Even though Jewish religious women wore somewhat similar garb, he supported the ban because the Muslim variant was “a statement as to who will rule here tomorrow,” he told JTA at the time.

But in the case of Macron’s school reforms, which aim to eliminate a network of underground Islamic schools that provide little in the way of secular education, Jewish institutions would likely not be very affected.

Only about 50 of France’s 200 or so Jewish schools operate privately under the supervision of the French Education Ministry, according to a 2018 report by the municipality of Lyon.

Clandestine schools, of the sort that Macron says indoctrinate thousands of Muslim children, are virtually nonexistent among Jews, Benjamin and others interviewed for this article said.

“Typically, when you enter a French Jewish school, there is a French flag at the entrance and a plaque reading ‘liberty, equality, fraternity,’ because French Jews not only respect those principles, but love them,” Benjamin said.

The embrace of republican values by French Jewish schools has been so successful that some of the strictest Orthodox schools in the country have been ranked among France’s top secondary education institutions.

One of them, Paris’ Lucien de Hirsch Orthodox Zionist high school, a private school with some government funding, was ranked by Le Parisien as the city’s best last year, with a perfect matriculation score among its graduates.

Another Jewish Orthodox high school, Yabne, is ranked fifth. Ozar Hatorah, a Chabad-affiliated school, was ranked eighth.

This is the case even though the national mandatory curriculum requires the teaching of evolution, sexual education and diversity that often clash with traditional Jewish teachings. But at state-funded Jewish schools, Jewish and secular studies are separated by a firewall.

“There are teachers for secular studies, and there are teachers for Jewish studies. They take place on different hours and different faculty.
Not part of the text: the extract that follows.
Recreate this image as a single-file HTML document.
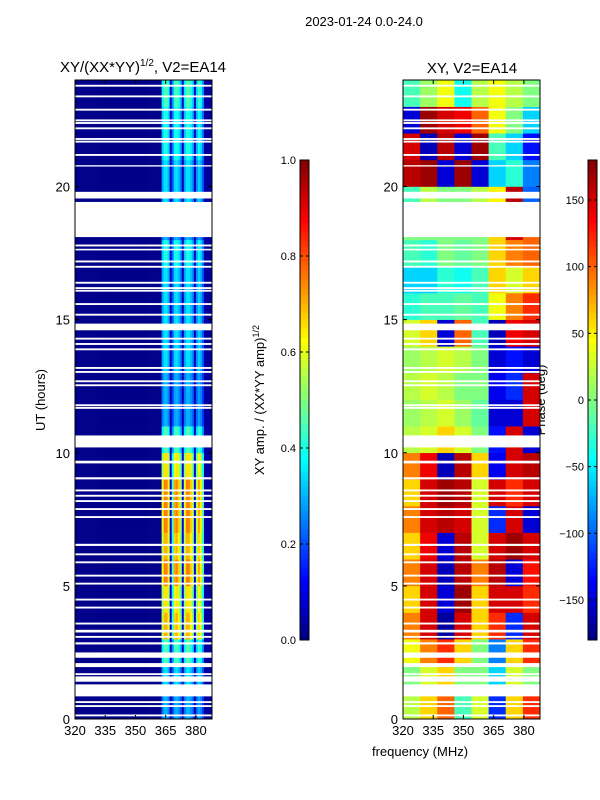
<!DOCTYPE html>
<html><head><meta charset="utf-8"><style>
html,body{margin:0;padding:0;background:#fff;}
svg{display:block;font-family:"Liberation Sans","DejaVu Sans",sans-serif;}
</style></head><body>
<svg id="chart" width="600" height="800" viewBox="0 0 600 800">
<text x="364" y="26" font-size="13" text-anchor="middle">2023-01-24 0.0-24.0</text>
<text x="143" y="72" font-size="15" text-anchor="middle">XY/(XX*YY)<tspan dy="-6" font-size="10">1/2</tspan><tspan dy="6">, V2=EA14</tspan></text>
<text x="472" y="73" font-size="15" text-anchor="middle">XY, V2=EA14</text>
<text x="45" y="400" font-size="13" text-anchor="middle" transform="rotate(-90 45 400)">UT (hours)</text>
<text x="420" y="756" font-size="13" text-anchor="middle">frequency (MHz)</text>
<text x="264" y="400" font-size="13" text-anchor="middle" transform="rotate(-90 264 400)">XY amp. / (XX*YY amp)<tspan dy="-5" font-size="9">1/2</tspan></text>
<text x="545" y="400" font-size="13" text-anchor="middle" transform="rotate(-90 545 400)">Phase (deg)</text>
<g id="left"></g>
<g id="right"></g>
<g id="cb1"></g>
<g id="cb2"></g>
</svg>
<script>
// ---- data ----
const freqMin = 320, freqMax = 388;
const hourMin = 0, hourMax = 24;
const xTicks = [320, 335, 350, 365, 380];
const yTicks = [0, 5, 10, 15, 20];
const ampTicks = [0.0, 0.2, 0.4, 0.6, 0.8, 1.0];
const phaseTicks = [-150, -100, -50, 0, 50, 100, 150];
// amplitude column profile, one value per 1 MHz channel 320..387
const ampColProfile = [
0.01,0.01,0.01,0.01,0.01,0.01,0.01,0.01,0.01,0.01,
0.01,0.01,0.01,0.01,0.01,0.01,0.01,0.01,0.01,0.01,
0.01,0.01,0.01,0.01,0.01,0.01,0.01,0.01,0.01,0.01,
0.01,0.01,0.01,0.01,0.01,0.01,0.01,0.01,0.01,0.01,
0.01,0.01,0.01,
0.8,1,1,0.85,0.15,0.6,0.95,1,0.9,0.7,0.15,0.8,1,1,0.9,0.75,0.15,0.75,0.95,0.85,0.6,
0.03,0.03,0.03,0.03];
// amplitude row scale per hour 0..23
const ampRowFactor = [0.3,0.35,0.45,0.7,0.65,0.75,0.7,0.75,0.75,0.65,0.45,0.3,0.3,0.35,0.35,0.35,0.35,0.4,0.3,0.35,0.35,0.4,0.4,0.45];
// phase (deg), per hour (0..23) x 8 frequency blocks
const phaseGrid = [
[20,60,100,-20,30,-120,60,120],
[0,30,60,0,0,-60,30,0],
[40,90,120,60,0,-90,60,120],
[90,150,-170,150,60,120,-120,150],
[60,150,-150,170,60,150,150,120],
[90,150,-160,160,90,160,-150,130],
[60,140,-150,160,30,150,170,150],
[90,150,160,150,30,-120,150,-150],
[60,150,170,160,30,150,120,150],
[90,140,-160,160,60,-140,150,160],
[20,30,60,30,0,-130,150,-150],
[10,20,30,10,-10,-150,-150,150],
[20,30,20,0,0,-140,-120,150],
[10,20,30,20,0,-150,-130,-150],
[30,60,-150,100,-20,-160,140,150],
[-30,-20,-20,-10,-20,40,90,120],
[-60,-60,-30,-40,-20,60,30,60],
[-20,-30,0,-10,0,60,90,100],
[0,0,0,0,0,60,150,100],
[-20,20,0,0,20,50,160,-100],
[160,170,-150,170,-150,-60,-30,-90],
[150,-160,160,-150,170,-20,-60,-130],
[-150,170,150,140,100,40,0,-60],
[-20,10,40,-40,20,40,20,0]];
// flagged (blank) time ranges in hours
const gapStarts = [23.75,23.35,22.85,22.45,22.35,22.15,21.75,21.65,21.15,20.75,19.55,18.1,17.75,17.6,17.15,16.95,16.35,16.15,16.05,15.55,15.15,14.6,14.25,14.05,13.85,13.15,13.0,12.65,12.5,11.75,11.65,10.2,9.6,9.0,8.55,8.35,8.15,7.85,7.55,6.5,6.15,5.85,5.35,5.05,4.45,4.15,3.55,3.25,3.05,2.8,2.3,1.95,1.65,1.4,0.85,0.6,0.45,0.1];
const gapEnds   = [23.82,23.42,22.92,22.52,22.42,22.22,21.82,21.72,21.22,20.8,19.8,19.42,17.82,17.66,17.22,17.02,16.42,16.22,16.12,15.62,15.22,14.85,14.32,14.12,13.92,13.22,13.07,12.72,12.57,11.82,11.72,10.65,9.7,9.08,8.62,8.42,8.22,7.92,7.62,6.58,6.22,5.92,5.42,5.12,4.52,4.22,3.62,3.35,3.12,2.88,2.5,2.1,1.72,1.6,1.3,0.67,0.52,0.17];

// ---- helpers ----
const NS = "http://www.w3.org/2000/svg";
function jet(v){
  v = Math.max(0, Math.min(1, v));
  const r = Math.max(0, Math.min(1, 1.5 - Math.abs(4*v - 3)));
  const g = Math.max(0, Math.min(1, 1.5 - Math.abs(4*v - 2)));
  const b = Math.max(0, Math.min(1, 1.5 - Math.abs(4*v - 1)));
  return `rgb(${Math.round(r*255)},${Math.round(g*255)},${Math.round(b*255)})`;
}
function mk(tag, attrs, parent){
  const e = document.createElementNS(NS, tag);
  for (const k in attrs) e.setAttribute(k, attrs[k]);
  parent.appendChild(e); return e;
}
const plotTop = 80, plotBottom = 719;
function yScale(h){ return plotBottom - (h - hourMin) / (hourMax - hourMin) * (plotBottom - plotTop); }
function makeX(x0, x1){ return f => x0 + (f - freqMin) / (freqMax - freqMin) * (x1 - x0); }
const xL = makeX(75, 212), xR = makeX(403, 540);

function drawGaps(g, xs){
  for (let i = 0; i < gapStarts.length; i++){
    const r = mk('rect', {x: xs(freqMin), y: yScale(gapEnds[i]), width: xs(freqMax)-xs(freqMin), height: yScale(gapStarts[i]) - yScale(gapEnds[i]), fill: '#fff'}, g);
    
    
  }
}
function drawAxes(g, xs){
  const x0 = xs(freqMin), x1 = xs(freqMax);
  const fr = mk('rect', {x: x0, y: plotTop, width: x1-x0, height: plotBottom-plotTop, fill: 'none', stroke: '#000', 'stroke-width': 1}, g);
  
  
  xTicks.forEach(t => {
    const x = xs(t);
    mk('line', {x1: x, y1: plotBottom, x2: x, y2: plotBottom-4, stroke: '#000'}, g);
    mk('line', {x1: x, y1: plotTop, x2: x, y2: plotTop+4, stroke: '#000'}, g);
    const tx = mk('text', {x: x, y: plotBottom+16, 'font-size': 13, 'text-anchor': 'middle'}, g);
    tx.textContent = t;
    
    
  });
  yTicks.forEach(t => {
    const y = yScale(t);
    mk('line', {x1: x0, y1: y, x2: x0+4, y2: y, stroke: '#000'}, g);
    mk('line', {x1: x1, y1: y, x2: x1-4, y2: y, stroke: '#000'}, g);
    const tx = mk('text', {x: x0-5, y: y+5, 'font-size': 13, 'text-anchor': 'end'}, g);
    tx.textContent = t;
    
    
  });
}

// ---- left amplitude heatmap ----
const gL = document.getElementById('left');
for (let h = 0; h < ampRowFactor.length; h++){
  for (let c = 0; c < ampColProfile.length; c++){
    const p = ampColProfile[c];
    const v = p < 0.1 ? p : p * ampRowFactor[h];
    const r = mk('rect', {x: xL(freqMin + c), y: yScale(h+1), width: xL(freqMin+c+1)-xL(freqMin+c)+0.3, height: yScale(h)-yScale(h+1)+0.3, fill: jet(v)}, gL);
    
    
  }
}
drawGaps(gL, xL);
drawAxes(gL, xL);

// ---- right phase heatmap ----
const gR = document.getElementById('right');
const nBlocks = phaseGrid[0].length;
const blockW = (freqMax - freqMin) / nBlocks;
for (let h = 0; h < phaseGrid.length; h++){
  for (let b = 0; b < nBlocks; b++){
    const f0 = freqMin + b*blockW;
    const r = mk('rect', {x: xR(f0), y: yScale(h+1), width: xR(f0+blockW)-xR(f0)+0.3, height: yScale(h)-yScale(h+1)+0.3, fill: jet((phaseGrid[h][b] + 180) / 360)}, gR);
    
    
  }
}
drawGaps(gR, xR);
drawAxes(gR, xR);

// ---- colorbars ----
function colorbar(g, x, vmin, vmax, ticks, fmt){
  const top = 160, bot = 640, w = 9, n = 100;
  for (let i = 0; i < n; i++){
    const y = bot - (i+1) * (bot-top)/n;
    mk('rect', {x: x, y: y, width: w, height: (bot-top)/n + 0.5, fill: jet((i+0.5)/n)}, g);
  }
  mk('rect', {x: x, y: top, width: w, height: bot-top, fill: 'none', stroke: '#000', 'stroke-width': 1}, g);
  ticks.forEach(t => {
    const y = bot - (t - vmin)/(vmax - vmin) * (bot-top);
    mk('line', {x1: x, y1: y, x2: x+3, y2: y, stroke: '#000'}, g);
    mk('line', {x1: x+w, y1: y, x2: x+w-3, y2: y, stroke: '#000'}, g);
    const tx = mk('text', {x: x-4, y: y+4, 'font-size': 11, 'text-anchor': 'end'}, g);
    tx.textContent = fmt(t);
    
    
  });
}
colorbar(document.getElementById('cb1'), 300, 0, 1, ampTicks, t => t.toFixed(1));
colorbar(document.getElementById('cb2'), 588, -180, 180, phaseTicks, t => t < 0 ? '\u2212' + (-t) : String(t));
</script>
</body></html>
But they both take place,” Benjamin said.

Jewish schools in France have also sidestepped many of the challenges that have plagued state-funded Jewish schools in other European countries.

In the United Kingdom, several Jewish schools have flunked government inspections for separating boys and girls or their alleged failure to teach “tolerance.”

In Belgium, the government in 2013 introduced a reform that threatened Jewish schools with closure if they refused to teach certain subjects.

In the Netherlands, Jewish schools last month lost public subsidies because they collected money from parents for specific communal needs.

Still, the escalating measures against Muslim isolationism in France do sometimes lump Jews into the equation, making some French Jews uncomfortable.

One example occurred on Oct. 20, when Interior Minister Gerald Darmanin said he was “shocked” by supermarket aisles dedicated to ethnic foods, suggesting shop owners do away with them “to be patriotic.” He added that he nonetheless supports the right to operate kosher or halal supermarkets.

Philippe Meyer, president of the France branch of B’nai B’rith, said Darmanin’s comment was “astonishing.”

The minister must “not conflate communal isolationism, which we need to fight, and the freedom of worship that we must guarantee,” Meyer wrote on Twitter.

Another example came in 2016, when Francois Fillon, a former presidential candidate for the center-right Republicans, equated the fight against Islamic extremism with past efforts to resist Jewish and Catholic sectarianism. He later apologized.

“There are these transgressions that occur from time to time,” Horvilleur said. “But they are minor, and mostly verbal. French Jews overall have confidence in their contract with the French state. And they fear radical Islam much more than they fear this kind of spillover.”